Key tip: Regular mindfulness practice can make the depersonalisation approach much easier.

For example, consider the person you’re dealing with, and complete one of the following sentences:

  • – “It must not be easy…”
  • – “It must not be easy to come from an environment where everyone was forced to compete…”
  • – “It must not be easy to have such high expectations placed on her/him…”
  • – “It must not be easy to have grown up in a family where s/he was told how to think and act in every way…” 

Empathetic statements certainly do not excuse unacceptable behaviour. The point is to remind yourself that people do what they do because of their own issues. As long as you’re being reasonable and considerate, difficult behaviours from others say a lot more about them than they do about you. By reducing personalisation, you can be less reactive and concentrate your energy on problem-solving.

Put the Spotlight on Them

A common pattern with negative people is that they like to place attention on you to make you feel uncomfortable or inadequate. Typically, they’re quick to point out there’s something not right with you or the way you do things. The focus is consistently on ‘what’s wrong’, instead of ‘how to solve the problem.’

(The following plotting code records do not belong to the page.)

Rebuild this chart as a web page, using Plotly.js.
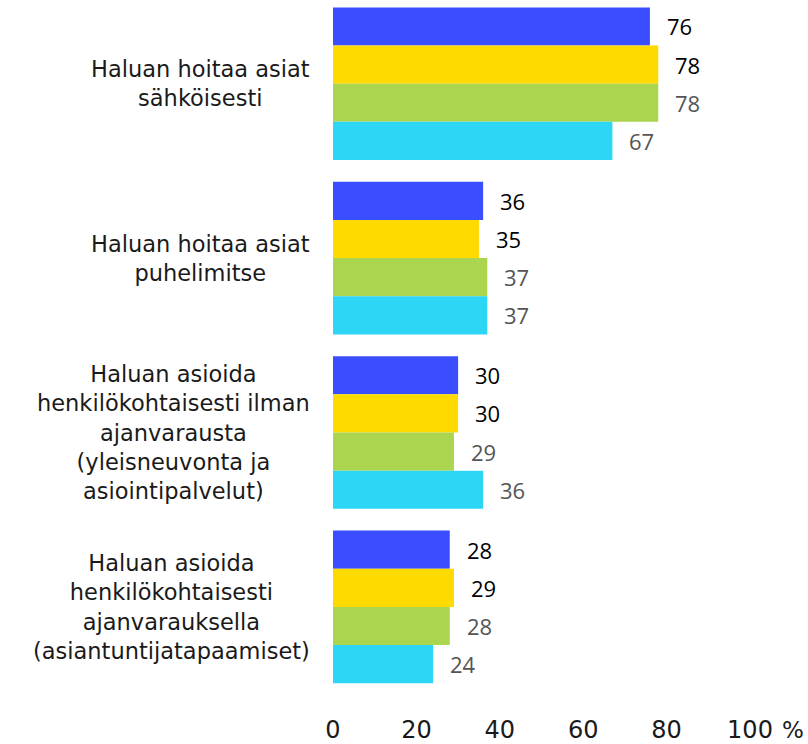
<!DOCTYPE html>
<html>
<head>
<meta charset="utf-8">
<script src="https://cdn.plot.ly/plotly-3.0.1.min.js"></script>
<style>html,body{margin:0;padding:0;background:#fff;}#chart{width:808px;height:744px;}</style>
</head>
<body>
<div id="chart"></div>
<script>
const categories = [
  "Haluan hoitaa asiat<br>sähköisesti",
  "Haluan hoitaa asiat<br>puhelimitse",
  "Haluan asioida<br>henkilökohtaisesti ilman<br>ajanvarausta<br>(yleisneuvonta ja<br>asiointipalvelut)",
  "Haluan asioida<br>henkilökohtaisesti<br>ajanvarauksella<br>(asiantuntijatapaamiset)"
];
const seriesNames = ["Sarja 1", "Sarja 2", "Sarja 3", "Sarja 4"];
const series1 = [76, 36, 30, 28];
const series2 = [78, 35, 30, 29];
const series3 = [78, 37, 29, 28];
const series4 = [67, 37, 36, 24];
const xTicks = [0, 20, 40, 60, 80, 100];
const unitLabel = "%";

const allSeries = [series1, series2, series3, series4];
const colors = ["#3a4eff", "#ffda00", "#abd44f", "#2ed6f5"];
const labelColors = ["#000000", "#000000", "#555555", "#555555"];
const bargap = 0.125;
const nS = allSeries.length;
const barW = (1 - bargap) / nS;

const traces = allSeries.map((vals, i) => ({
  type: "bar",
  orientation: "h",
  name: seriesNames[i],
  x: vals,
  y: categories.map((c, k) => k),
  marker: {color: colors[i]},
  hoverinfo: "x"
}));

const annotations = [];
allSeries.forEach((vals, i) => {
  const off = -(1 - bargap) / 2 + barW * (i + 0.5);
  vals.forEach((v, k) => {
    annotations.push({
      x: v, y: k + off, xref: "x", yref: "y",
      text: String(v), showarrow: false,
      xanchor: "left", yanchor: "middle", xshift: 15,
      font: {family: "Open Sans, sans-serif", size: 22, color: labelColors[i]}
    });
  });
});
categories.forEach((c, k) => {
  annotations.push({
    x: 0, y: k, xref: "paper", yref: "y",
    text: c, showarrow: false, align: "center",
    xanchor: "right", yanchor: "middle", xshift: -21,
    font: {family: "DejaVu Sans, sans-serif", size: 22.5, color: "#1a1a1a"}
  });
});
annotations.push({
  x: 1, y: 0, xref: "paper", yref: "paper",
  text: unitLabel, showarrow: false,
  xanchor: "center", yanchor: "top", xshift: 43, yshift: -15,
  font: {family: "DejaVu Sans, sans-serif", size: 23, color: "#1a1a1a"}
});

const layout = {
  width: 808, height: 744,
  margin: {l: 333, r: 58, t: 0, b: 44},
  paper_bgcolor: "#ffffff", plot_bgcolor: "#ffffff",
  barmode: "group", bargap: bargap, bargroupgap: 0,
  showlegend: false,
  xaxis: {
    range: [0, 100], tickvals: xTicks, ticktext: xTicks.map(String),
    showgrid: false, zeroline: false, showline: false, ticks: "",
    ticklabelstandoff: 13,
    tickfont: {family: "DejaVu Sans, sans-serif", size: 24, color: "#1a1a1a"}
  },
  yaxis: {
    range: [3.534, -0.48], showticklabels: false, showgrid: false,
    zeroline: false, showline: false, ticks: ""
  },
  annotations: annotations
};

Plotly.newPlot("chart", traces, layout, {displayModeBar: false, staticPlot: true});
</script>
</body>
</html>
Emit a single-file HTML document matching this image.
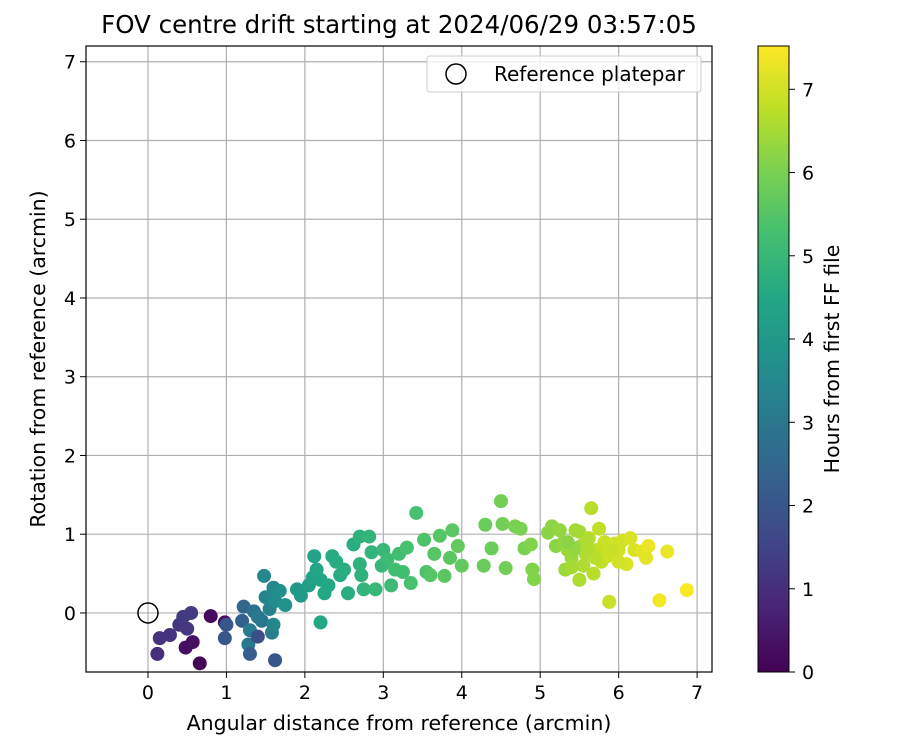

This type of communication is often intended to dominate and/or manipulate, rather than to sincerely take care of an issue. A simple and powerful way to change this dynamic is to put the spotlight back on the difficult person, and the easiest way to do so is to use positive statements with genuine interest or concern. For example:

  • – “I hope you feel better soon” catches negative people off-guard by showing true, empathetic concern. They may walk away, silently (or verbally!) thanking you for showing that you care
  • – “Is there something the matter?” – it’s possible that the negative person is carrying around a burden and needs an attentive ear
  • – “If you could, would you spread your feelings around?” – use this one with your best judgement, but it can put someone off-guard and make them think, which is sometimes necessary
  • – “Think of something that makes you happy” – this could possibly come across as corny in the wrong context, but it could also work
  • – “Smiling has a way of changing our mood!” – this will almost assuredly crack a smile. Again, this may sound corny, but if it’s said under the right conditions this may just help; smiling is an aphrodisiac, even if it’s somewhat forced

By putting the difficult person in the spotlight, you can help neutralise their undue influence over you.    

Use Appropriate Humour

Humour is a powerful communication tool. Consider this common, real-life situation:

  • Positive co-worker: “Hello, how are you?”
  • Negative co-worker: ignores greeting completely
  • Positive co-worker: “That good, huh?”

This ice is broken between the co-workers through the slightest of humour and the two co-workers start a friendly conversation.

When appropriately used, humour can shine light on the truth, disarm difficult behaviour, and show that you have composure.

Knowing how to handle negative, aggressive, intimidating, or controlling people is to truly master the art of communication. As you use these strategies you may experience less grief, greater confidence, and better communication skills. You are on your way to more successful relationships!

Remember: Negative people need drama like oxygen. Stay positive. It will take their breath away.